## AIM
Please print exactly the lines below, from the start of the material up to and including the line with "fig = go.Figure()", but none of the pictures.

## RECORDS SUPPLIED
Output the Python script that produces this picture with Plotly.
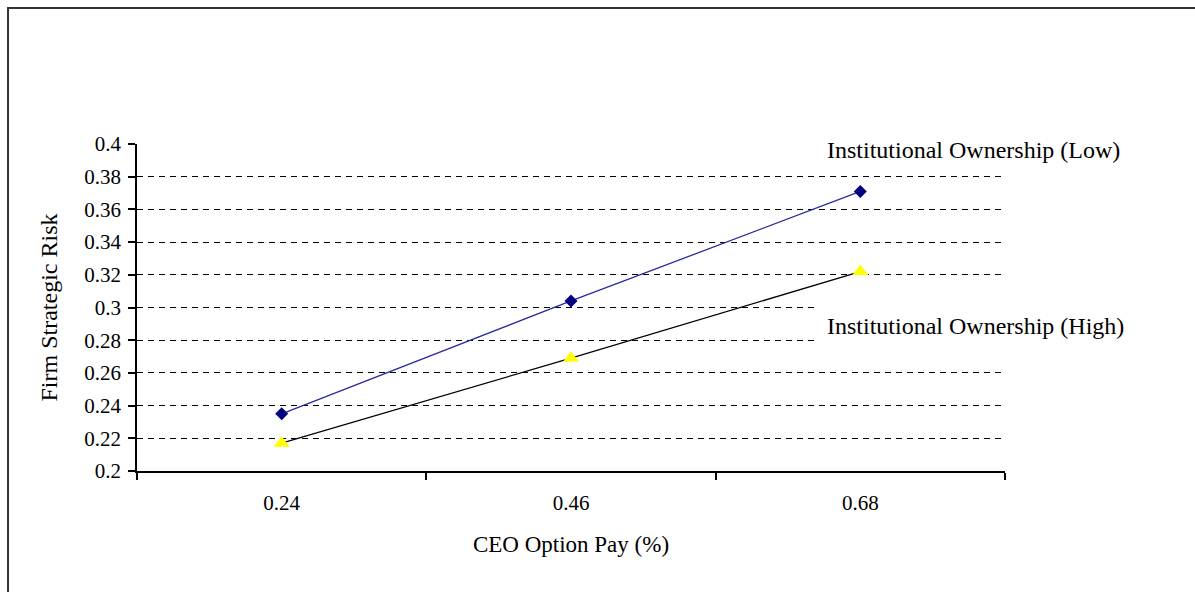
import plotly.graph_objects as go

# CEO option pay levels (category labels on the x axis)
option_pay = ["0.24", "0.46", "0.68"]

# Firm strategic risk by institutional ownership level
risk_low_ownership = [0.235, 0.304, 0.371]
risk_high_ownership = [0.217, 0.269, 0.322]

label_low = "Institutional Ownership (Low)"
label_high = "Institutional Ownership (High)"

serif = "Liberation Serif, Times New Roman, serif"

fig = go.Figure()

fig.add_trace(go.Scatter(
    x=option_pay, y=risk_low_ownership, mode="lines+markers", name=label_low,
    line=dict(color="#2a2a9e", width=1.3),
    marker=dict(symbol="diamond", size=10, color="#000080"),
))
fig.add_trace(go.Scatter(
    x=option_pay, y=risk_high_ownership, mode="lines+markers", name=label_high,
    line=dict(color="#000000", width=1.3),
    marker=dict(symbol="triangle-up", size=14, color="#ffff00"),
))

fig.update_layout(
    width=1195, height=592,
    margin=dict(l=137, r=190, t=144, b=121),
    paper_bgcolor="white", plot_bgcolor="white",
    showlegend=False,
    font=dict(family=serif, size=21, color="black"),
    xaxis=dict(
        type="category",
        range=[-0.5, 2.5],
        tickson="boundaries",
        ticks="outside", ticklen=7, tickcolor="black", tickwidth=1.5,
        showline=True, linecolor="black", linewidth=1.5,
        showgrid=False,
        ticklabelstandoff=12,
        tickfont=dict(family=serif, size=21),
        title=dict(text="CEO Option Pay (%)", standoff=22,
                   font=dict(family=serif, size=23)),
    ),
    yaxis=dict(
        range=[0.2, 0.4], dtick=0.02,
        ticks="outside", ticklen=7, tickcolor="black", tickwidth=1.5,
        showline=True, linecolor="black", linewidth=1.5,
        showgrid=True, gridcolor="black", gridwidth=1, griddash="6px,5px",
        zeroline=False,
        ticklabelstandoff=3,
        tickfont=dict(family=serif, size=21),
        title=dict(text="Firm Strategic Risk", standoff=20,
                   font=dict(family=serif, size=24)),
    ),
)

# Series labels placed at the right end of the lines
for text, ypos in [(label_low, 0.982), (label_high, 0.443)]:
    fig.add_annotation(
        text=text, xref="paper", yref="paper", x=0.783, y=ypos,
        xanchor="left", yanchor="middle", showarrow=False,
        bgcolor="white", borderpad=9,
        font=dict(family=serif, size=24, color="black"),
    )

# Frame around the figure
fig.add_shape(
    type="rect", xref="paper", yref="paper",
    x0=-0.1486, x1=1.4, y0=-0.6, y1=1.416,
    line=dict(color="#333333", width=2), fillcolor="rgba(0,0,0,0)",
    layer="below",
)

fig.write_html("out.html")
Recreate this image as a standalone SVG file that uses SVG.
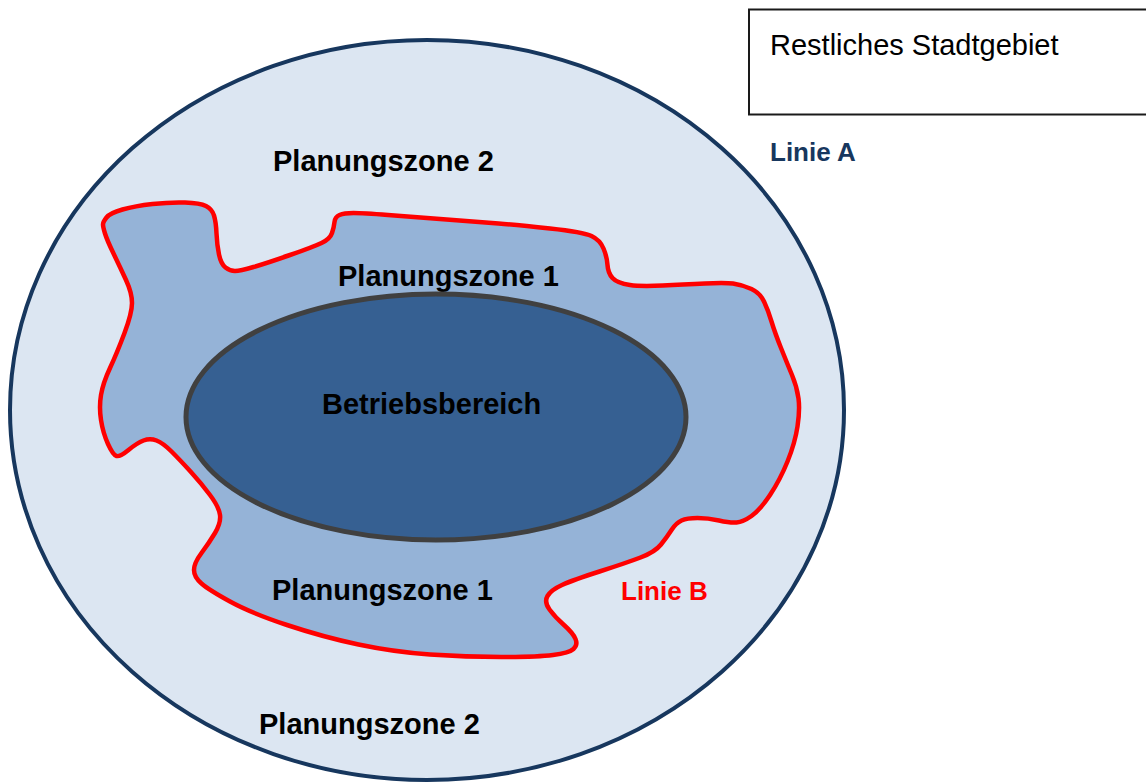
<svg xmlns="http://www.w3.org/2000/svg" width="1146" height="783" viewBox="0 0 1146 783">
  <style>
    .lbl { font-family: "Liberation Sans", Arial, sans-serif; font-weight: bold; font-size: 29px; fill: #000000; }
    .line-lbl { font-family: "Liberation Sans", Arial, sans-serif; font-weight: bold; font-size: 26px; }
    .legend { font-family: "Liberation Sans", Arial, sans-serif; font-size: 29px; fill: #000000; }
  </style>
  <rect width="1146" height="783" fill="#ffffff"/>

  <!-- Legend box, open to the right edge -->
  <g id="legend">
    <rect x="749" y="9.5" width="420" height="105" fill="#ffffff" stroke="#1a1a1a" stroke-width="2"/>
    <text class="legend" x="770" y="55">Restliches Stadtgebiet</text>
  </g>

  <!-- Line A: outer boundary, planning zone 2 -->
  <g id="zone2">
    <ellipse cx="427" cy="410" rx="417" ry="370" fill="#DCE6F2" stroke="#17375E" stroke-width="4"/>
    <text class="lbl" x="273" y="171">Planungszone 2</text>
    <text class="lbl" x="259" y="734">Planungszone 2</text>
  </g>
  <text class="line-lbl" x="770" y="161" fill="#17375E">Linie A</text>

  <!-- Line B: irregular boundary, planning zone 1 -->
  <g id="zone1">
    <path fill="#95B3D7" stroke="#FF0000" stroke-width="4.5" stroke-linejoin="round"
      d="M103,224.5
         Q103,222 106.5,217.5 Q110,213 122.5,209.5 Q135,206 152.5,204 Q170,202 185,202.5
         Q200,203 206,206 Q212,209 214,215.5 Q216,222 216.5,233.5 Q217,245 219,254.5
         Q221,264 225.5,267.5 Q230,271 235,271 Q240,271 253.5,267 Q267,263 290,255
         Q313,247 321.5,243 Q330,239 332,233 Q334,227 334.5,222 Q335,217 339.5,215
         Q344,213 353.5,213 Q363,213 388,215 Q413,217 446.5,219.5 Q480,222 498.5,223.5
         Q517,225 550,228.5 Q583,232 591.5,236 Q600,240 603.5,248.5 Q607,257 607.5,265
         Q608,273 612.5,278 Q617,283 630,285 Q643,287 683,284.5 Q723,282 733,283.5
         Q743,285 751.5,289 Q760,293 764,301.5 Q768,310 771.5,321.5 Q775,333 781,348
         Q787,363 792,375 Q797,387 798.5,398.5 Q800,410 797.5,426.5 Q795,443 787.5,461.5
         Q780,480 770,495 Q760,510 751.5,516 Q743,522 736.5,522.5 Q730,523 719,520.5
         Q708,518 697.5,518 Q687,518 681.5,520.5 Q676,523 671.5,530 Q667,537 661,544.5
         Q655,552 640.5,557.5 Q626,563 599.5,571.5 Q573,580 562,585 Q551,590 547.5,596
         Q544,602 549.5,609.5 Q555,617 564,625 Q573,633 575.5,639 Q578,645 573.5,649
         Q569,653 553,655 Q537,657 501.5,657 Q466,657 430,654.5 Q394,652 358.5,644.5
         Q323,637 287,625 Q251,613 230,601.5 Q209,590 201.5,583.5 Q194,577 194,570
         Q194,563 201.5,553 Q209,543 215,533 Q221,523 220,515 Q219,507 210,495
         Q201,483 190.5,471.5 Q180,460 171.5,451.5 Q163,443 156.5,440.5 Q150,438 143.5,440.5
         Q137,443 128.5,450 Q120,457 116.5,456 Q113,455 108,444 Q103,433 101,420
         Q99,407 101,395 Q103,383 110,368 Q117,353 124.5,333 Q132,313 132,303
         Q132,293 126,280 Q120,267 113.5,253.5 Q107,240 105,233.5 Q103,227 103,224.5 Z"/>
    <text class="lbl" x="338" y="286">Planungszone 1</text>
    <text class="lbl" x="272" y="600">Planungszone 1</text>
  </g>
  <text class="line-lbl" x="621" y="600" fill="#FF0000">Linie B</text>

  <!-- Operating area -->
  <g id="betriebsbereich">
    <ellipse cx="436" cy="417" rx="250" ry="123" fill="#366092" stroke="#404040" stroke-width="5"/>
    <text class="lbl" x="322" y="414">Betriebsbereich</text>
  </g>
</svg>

## WRITTEN RESPONSE
Output the Python script that produces this picture with Plotly.
import plotly.graph_objects as go

# CEO option pay levels (category labels on the x axis)
option_pay = ["0.24", "0.46", "0.68"]

# Firm strategic risk by institutional ownership level
risk_low_ownership = [0.235, 0.304, 0.371]
risk_high_ownership = [0.217, 0.269, 0.322]

label_low = "Institutional Ownership (Low)"
label_high = "Institutional Ownership (High)"

serif = "Liberation Serif, Times New Roman, serif"

fig = go.Figure()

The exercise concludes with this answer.